By Andrew C. Glass, Gregory N. Blase, and Daniel S. Cohen

For the past six months, the mortgage lending industry has reported receiving conflicting messages from the Department of Housing and Urban Development (“HUD”) and the Federal Housing Administration (“FHA”) regarding Deferred Action for Childhood Arrivals (“DACA”) recipients’ eligibility for FHA-insured mortgages.

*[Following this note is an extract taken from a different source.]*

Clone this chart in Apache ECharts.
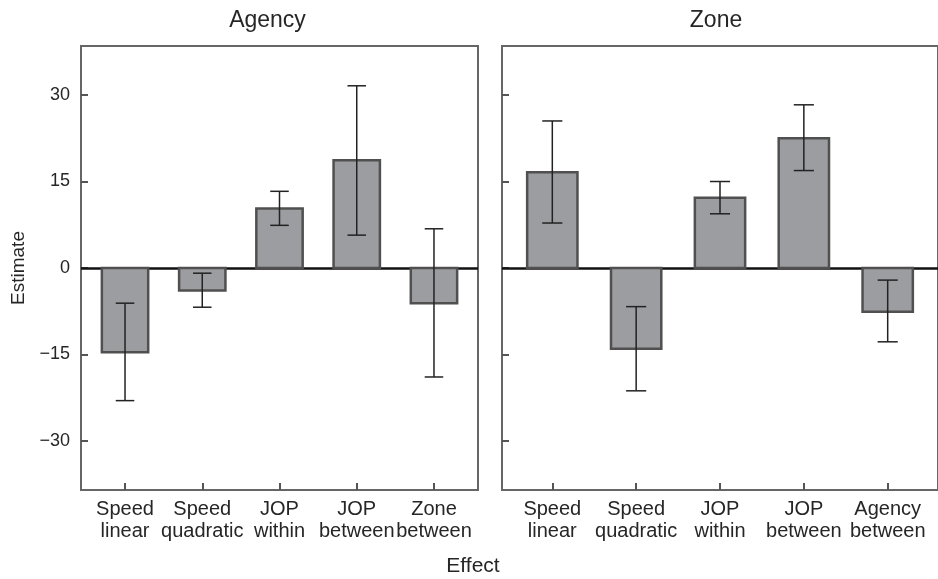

In December 2018, Senators Robert Menendez (D-NJ), Cory Booker (D-NJ), and Catherine Cortez Masto (D-NV) asked HUD to clarify whether it has “developed a policy regarding DACA recipients’ eligibility for FHA-insured mortgage loans.” If not, the senators requested HUD to “promptly provide clear and written guidance to FHA-approved lenders clarifying” that DACA recipients are not ineligible for FHA insurance simply because of their DACA status. [1] In response, HUD issued a letter explaining that is has “not implemented any policy changes” with respect to “FHA’s eligibility requirements” for non-U.S. citizens who are lawful residents. HUD reiterated that “non-U.S. citizens without lawful residency are ineligible for FHA financing.” [2] In early 2019, Fannie Mae issued a guide regarding “non-citizen borrower eligibility,” explaining that mortgages provided to DACA recipients are eligible to be purchased by Fannie Mae because DACA recipients are lawful nonpermanent residents because they have a valid Employment Authorization Document number. [3] During congressional testimony in April, HUD Secretary Ben Carson seemingly clarified that DACA recipients are eligible for FHA-insured mortgages. The secretary commented that “plenty of DACA recipients … have FHA mortgages,” and that he would be surprised if lenders received statements to the contrary from HUD staff.